*Data provided*.
--- Begin ---

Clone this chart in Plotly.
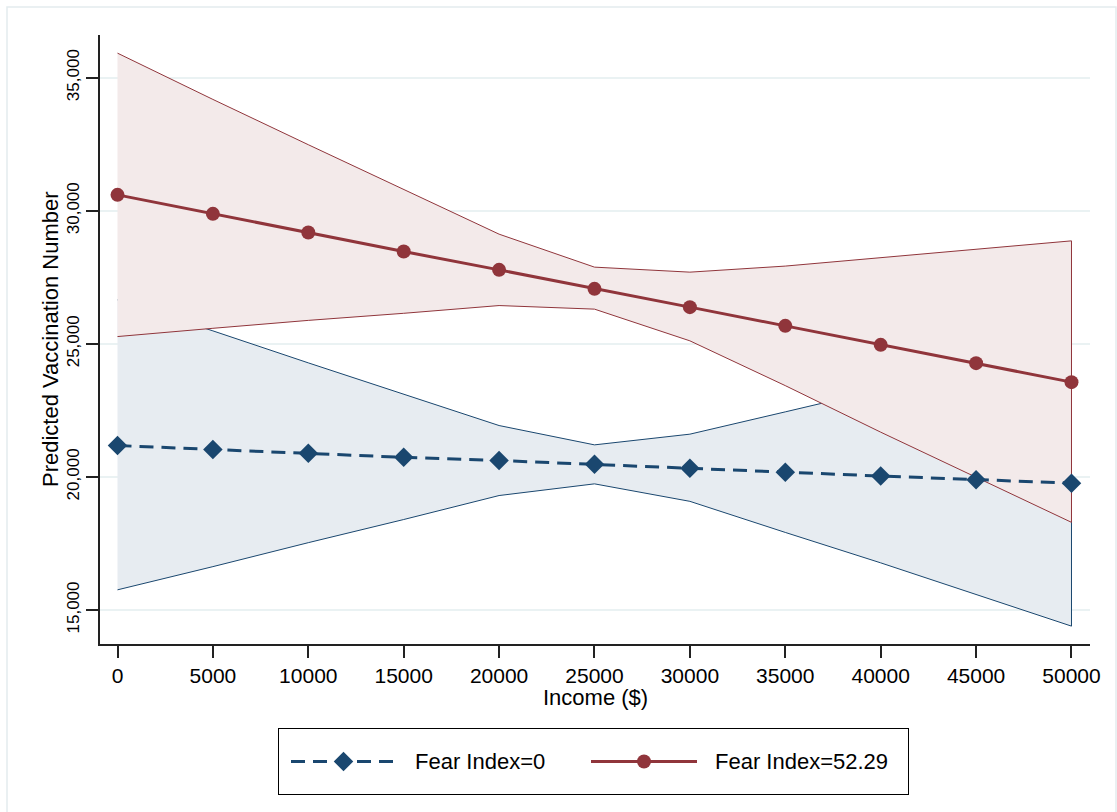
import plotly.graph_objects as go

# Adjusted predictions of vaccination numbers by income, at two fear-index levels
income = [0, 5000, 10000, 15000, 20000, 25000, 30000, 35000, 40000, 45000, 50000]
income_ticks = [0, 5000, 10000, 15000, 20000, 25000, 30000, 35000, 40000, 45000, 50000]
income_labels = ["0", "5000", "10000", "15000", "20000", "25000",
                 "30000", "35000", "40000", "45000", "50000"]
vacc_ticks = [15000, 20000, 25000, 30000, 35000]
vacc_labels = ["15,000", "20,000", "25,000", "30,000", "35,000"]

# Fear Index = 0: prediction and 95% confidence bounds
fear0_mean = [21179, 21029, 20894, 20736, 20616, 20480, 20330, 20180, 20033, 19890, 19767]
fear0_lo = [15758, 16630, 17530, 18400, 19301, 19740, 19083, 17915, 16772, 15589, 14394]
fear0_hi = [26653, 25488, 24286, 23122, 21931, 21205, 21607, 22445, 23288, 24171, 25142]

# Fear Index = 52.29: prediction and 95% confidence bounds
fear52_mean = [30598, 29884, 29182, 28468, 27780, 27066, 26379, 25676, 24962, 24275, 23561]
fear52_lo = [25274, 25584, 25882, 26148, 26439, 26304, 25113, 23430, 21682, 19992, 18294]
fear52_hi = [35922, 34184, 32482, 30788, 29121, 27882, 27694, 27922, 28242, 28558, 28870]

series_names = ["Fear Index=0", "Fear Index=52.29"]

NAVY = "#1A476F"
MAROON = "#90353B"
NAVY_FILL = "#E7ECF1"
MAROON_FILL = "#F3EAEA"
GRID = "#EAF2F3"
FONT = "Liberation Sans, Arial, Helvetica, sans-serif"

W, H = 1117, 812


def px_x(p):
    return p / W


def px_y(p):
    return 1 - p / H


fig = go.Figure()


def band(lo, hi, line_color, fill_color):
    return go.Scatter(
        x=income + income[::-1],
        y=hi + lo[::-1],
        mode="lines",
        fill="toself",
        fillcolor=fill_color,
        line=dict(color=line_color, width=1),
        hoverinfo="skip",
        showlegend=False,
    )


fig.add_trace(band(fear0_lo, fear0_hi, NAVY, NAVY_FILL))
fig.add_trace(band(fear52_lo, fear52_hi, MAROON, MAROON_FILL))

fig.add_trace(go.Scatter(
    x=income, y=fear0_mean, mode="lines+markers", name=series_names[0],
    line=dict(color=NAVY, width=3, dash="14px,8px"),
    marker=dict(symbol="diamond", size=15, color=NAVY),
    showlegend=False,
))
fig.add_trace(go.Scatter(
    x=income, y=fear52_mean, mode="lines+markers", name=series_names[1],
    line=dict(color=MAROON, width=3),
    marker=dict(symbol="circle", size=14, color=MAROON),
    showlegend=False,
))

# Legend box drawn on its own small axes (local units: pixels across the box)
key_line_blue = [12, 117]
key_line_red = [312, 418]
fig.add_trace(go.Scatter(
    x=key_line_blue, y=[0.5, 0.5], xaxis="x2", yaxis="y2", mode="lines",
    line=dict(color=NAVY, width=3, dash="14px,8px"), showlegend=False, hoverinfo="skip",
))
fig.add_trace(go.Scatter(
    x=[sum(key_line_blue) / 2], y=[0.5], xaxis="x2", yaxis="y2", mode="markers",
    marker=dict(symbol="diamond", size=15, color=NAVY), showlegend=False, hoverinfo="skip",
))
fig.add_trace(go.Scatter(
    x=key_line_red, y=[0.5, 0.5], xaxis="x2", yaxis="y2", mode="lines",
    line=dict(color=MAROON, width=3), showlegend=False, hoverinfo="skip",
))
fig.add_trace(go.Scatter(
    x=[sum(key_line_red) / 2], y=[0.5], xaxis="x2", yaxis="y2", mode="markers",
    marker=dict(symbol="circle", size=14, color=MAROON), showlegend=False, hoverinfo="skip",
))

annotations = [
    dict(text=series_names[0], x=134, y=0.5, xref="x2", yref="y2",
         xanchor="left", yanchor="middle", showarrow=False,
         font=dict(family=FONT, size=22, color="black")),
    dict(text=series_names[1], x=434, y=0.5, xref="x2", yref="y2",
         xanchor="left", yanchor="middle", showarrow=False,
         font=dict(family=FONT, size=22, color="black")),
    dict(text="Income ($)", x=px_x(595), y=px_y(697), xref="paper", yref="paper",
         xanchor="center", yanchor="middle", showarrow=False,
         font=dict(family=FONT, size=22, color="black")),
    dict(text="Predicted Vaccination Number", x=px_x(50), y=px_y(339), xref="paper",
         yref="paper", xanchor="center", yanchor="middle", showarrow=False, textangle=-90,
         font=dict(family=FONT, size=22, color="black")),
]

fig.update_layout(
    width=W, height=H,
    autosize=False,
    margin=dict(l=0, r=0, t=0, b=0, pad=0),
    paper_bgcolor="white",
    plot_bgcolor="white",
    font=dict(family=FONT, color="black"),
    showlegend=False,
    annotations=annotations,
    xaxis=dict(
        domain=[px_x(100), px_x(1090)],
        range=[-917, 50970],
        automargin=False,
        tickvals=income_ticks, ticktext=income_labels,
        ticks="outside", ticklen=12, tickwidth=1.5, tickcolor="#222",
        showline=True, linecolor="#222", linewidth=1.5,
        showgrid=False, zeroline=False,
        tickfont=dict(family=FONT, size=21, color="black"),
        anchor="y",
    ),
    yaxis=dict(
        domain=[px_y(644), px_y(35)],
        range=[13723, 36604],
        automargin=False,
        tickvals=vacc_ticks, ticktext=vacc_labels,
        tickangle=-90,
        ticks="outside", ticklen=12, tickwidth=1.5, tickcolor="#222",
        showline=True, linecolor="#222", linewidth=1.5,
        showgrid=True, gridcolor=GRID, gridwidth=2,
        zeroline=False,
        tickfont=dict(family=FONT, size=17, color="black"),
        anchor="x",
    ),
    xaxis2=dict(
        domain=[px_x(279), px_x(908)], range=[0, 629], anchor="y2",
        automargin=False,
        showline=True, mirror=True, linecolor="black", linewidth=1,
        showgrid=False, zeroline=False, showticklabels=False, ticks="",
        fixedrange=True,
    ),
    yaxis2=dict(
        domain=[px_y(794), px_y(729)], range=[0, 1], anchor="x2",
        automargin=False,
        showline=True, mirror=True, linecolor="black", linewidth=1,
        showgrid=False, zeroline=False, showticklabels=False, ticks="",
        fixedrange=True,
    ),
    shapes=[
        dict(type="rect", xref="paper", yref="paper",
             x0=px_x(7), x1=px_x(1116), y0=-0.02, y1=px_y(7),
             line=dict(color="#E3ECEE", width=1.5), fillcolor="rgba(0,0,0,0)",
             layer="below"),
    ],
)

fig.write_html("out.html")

--- End ---
--- Begin ---

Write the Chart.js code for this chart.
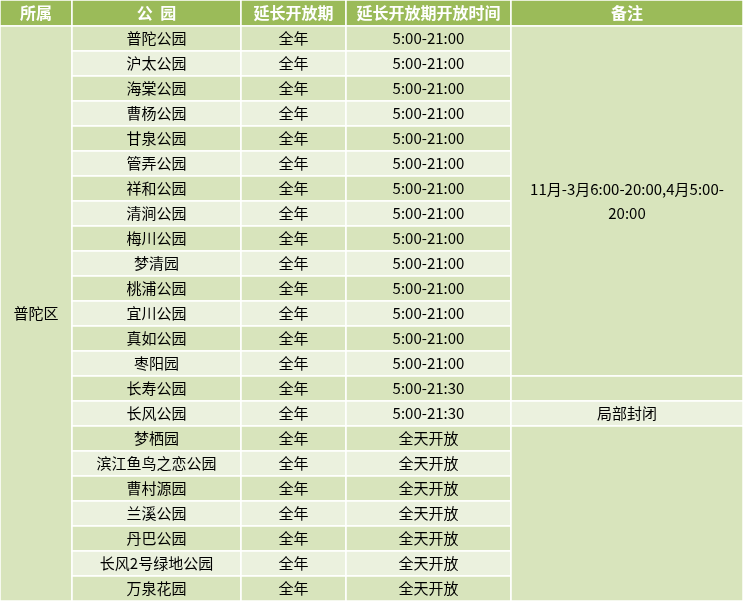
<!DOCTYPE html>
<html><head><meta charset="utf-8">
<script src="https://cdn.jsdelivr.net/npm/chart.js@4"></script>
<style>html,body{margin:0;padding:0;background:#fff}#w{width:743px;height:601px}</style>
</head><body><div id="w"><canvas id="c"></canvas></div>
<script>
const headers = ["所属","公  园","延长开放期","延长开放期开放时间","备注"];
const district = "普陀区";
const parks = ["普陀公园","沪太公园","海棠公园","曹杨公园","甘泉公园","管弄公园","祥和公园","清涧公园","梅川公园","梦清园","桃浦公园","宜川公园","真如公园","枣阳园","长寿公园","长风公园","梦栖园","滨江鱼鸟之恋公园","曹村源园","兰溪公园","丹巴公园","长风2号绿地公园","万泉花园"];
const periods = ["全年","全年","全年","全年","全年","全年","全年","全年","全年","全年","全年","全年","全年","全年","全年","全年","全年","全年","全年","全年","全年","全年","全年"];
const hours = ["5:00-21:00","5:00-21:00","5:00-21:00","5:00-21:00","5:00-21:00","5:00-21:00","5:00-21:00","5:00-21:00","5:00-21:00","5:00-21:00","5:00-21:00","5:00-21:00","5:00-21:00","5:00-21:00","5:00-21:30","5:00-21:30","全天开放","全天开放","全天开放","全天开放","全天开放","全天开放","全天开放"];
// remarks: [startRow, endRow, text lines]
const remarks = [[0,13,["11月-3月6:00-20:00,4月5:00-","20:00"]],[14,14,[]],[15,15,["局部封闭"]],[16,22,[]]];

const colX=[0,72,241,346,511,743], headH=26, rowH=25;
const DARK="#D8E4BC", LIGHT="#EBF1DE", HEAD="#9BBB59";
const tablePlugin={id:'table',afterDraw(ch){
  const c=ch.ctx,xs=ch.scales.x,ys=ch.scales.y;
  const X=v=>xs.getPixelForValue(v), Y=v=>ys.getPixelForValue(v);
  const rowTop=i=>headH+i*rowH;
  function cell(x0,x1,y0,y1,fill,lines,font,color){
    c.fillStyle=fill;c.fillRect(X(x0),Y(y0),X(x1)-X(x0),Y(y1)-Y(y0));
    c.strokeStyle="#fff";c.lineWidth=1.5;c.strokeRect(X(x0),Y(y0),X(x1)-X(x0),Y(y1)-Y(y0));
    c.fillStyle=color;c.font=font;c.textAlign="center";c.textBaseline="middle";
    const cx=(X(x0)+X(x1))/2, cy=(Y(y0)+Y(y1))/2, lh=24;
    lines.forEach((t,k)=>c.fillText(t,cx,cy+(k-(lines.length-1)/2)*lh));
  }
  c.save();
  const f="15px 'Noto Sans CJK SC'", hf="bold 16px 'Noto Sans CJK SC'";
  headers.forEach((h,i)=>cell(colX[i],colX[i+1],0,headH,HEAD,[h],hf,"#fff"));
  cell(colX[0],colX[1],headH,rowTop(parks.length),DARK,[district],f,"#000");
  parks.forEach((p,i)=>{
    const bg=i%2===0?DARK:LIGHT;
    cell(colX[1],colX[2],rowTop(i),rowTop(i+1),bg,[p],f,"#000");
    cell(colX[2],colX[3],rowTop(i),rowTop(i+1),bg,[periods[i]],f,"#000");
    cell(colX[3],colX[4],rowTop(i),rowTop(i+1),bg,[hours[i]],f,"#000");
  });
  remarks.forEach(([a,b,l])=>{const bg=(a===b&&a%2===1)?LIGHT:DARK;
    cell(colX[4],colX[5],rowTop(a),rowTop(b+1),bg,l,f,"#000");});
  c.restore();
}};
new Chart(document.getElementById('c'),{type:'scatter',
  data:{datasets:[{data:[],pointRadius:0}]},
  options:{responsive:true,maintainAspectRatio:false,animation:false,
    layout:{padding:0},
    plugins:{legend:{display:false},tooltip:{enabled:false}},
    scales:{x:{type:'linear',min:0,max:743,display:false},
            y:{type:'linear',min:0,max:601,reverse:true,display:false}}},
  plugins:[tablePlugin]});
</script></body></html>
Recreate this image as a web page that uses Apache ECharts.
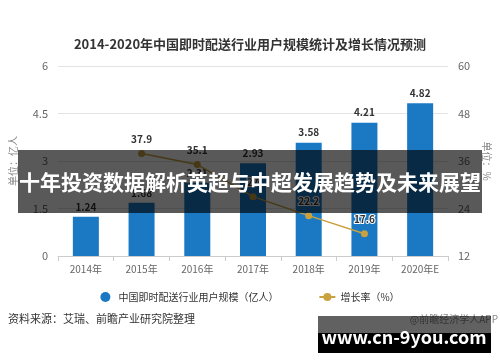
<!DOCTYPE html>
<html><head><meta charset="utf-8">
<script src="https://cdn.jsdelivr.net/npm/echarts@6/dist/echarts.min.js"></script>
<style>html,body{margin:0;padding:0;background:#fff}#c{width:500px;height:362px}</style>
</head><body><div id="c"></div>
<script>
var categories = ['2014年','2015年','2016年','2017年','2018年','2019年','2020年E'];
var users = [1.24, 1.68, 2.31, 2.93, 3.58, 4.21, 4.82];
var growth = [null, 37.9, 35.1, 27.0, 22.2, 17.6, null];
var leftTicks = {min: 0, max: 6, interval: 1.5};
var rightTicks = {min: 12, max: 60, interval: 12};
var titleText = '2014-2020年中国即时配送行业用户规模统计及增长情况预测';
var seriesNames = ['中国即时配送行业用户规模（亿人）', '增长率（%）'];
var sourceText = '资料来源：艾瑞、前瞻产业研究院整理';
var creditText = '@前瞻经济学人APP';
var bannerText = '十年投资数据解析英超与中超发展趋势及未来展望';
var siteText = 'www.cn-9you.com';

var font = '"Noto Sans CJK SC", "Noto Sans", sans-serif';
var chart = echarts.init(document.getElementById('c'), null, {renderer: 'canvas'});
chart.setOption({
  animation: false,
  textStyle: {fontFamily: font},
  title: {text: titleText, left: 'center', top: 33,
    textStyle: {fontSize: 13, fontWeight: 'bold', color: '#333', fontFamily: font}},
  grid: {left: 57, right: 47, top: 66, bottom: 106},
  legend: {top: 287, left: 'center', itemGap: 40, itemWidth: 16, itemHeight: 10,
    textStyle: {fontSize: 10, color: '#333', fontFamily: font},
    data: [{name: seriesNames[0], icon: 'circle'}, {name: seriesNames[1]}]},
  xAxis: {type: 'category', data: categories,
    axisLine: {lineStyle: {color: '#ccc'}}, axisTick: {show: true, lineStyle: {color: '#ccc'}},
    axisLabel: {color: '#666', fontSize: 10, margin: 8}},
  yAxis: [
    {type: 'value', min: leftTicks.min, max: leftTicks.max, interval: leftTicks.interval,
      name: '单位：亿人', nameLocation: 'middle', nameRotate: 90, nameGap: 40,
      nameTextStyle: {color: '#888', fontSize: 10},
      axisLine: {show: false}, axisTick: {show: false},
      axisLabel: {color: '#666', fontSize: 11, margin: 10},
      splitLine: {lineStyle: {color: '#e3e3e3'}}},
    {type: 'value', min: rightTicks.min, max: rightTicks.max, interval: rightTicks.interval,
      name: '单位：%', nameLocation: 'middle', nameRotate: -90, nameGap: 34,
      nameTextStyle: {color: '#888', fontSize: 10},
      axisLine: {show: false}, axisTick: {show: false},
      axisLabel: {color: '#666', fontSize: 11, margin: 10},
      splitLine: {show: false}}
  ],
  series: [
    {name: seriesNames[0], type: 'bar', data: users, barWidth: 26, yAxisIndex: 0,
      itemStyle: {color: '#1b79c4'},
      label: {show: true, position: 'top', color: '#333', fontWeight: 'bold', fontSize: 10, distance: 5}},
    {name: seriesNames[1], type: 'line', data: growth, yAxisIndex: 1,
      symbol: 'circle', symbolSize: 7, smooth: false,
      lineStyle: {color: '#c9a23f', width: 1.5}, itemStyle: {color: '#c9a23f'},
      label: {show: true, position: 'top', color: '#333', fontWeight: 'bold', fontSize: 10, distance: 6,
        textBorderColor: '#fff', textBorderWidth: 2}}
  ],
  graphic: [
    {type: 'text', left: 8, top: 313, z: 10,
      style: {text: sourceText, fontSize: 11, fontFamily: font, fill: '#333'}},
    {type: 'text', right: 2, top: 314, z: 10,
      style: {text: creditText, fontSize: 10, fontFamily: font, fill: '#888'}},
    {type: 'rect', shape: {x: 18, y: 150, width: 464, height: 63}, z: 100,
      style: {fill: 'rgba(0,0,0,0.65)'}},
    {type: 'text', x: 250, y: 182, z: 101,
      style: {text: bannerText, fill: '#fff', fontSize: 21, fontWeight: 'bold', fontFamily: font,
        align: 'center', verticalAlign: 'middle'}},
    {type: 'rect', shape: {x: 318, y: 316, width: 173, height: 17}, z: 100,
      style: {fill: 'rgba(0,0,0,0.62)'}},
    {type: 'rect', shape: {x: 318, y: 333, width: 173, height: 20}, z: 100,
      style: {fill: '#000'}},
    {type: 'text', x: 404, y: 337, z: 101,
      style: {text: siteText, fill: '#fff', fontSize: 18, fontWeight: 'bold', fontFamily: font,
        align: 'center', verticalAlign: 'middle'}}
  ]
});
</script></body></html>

--- End ---
--- Begin ---

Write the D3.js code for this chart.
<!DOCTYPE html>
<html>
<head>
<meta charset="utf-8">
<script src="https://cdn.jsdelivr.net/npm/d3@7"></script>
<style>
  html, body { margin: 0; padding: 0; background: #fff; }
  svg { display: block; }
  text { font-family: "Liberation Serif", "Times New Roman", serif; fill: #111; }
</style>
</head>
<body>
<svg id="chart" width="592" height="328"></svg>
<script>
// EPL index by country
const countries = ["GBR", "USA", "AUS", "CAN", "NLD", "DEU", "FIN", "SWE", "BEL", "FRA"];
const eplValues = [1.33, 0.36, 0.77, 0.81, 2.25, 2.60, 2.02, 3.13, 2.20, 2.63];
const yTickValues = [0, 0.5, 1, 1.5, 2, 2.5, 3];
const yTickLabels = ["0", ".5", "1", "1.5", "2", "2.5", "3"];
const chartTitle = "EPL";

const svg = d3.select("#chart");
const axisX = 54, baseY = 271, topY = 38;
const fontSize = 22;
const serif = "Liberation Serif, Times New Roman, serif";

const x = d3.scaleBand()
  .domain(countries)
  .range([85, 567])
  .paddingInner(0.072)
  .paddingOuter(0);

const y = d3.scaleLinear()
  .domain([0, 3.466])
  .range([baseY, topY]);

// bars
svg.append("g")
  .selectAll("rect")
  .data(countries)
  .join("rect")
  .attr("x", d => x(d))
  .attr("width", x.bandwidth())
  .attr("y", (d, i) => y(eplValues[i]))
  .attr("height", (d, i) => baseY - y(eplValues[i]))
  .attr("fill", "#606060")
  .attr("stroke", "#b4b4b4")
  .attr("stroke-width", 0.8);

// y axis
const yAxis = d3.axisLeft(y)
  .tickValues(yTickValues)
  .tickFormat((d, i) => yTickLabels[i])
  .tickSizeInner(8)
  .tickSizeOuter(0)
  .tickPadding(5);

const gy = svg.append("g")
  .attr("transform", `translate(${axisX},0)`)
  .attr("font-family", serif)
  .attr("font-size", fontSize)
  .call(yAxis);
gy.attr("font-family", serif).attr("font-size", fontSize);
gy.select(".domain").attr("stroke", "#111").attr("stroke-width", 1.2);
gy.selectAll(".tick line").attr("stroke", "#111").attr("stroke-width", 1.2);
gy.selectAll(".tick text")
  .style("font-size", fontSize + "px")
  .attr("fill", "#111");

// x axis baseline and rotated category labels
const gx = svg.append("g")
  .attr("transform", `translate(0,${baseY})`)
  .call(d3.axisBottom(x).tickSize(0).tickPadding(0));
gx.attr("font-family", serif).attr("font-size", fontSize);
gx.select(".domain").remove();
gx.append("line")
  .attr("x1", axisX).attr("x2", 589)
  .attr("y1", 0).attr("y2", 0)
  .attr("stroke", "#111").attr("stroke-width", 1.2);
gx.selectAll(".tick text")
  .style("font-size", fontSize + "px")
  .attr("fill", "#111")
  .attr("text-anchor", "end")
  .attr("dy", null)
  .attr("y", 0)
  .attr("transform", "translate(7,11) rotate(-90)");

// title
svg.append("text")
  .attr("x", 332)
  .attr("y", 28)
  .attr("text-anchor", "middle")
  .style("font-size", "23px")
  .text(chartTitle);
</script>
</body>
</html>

--- End ---

Quote the lines above exactly, starting with the one that has "Clone this chart in Plotly." and ending with the one that has "import plotly.graph_objects as go"; drop the pictures and include nothing else.

*The response*.
Clone this chart in Plotly.
import plotly.graph_objects as go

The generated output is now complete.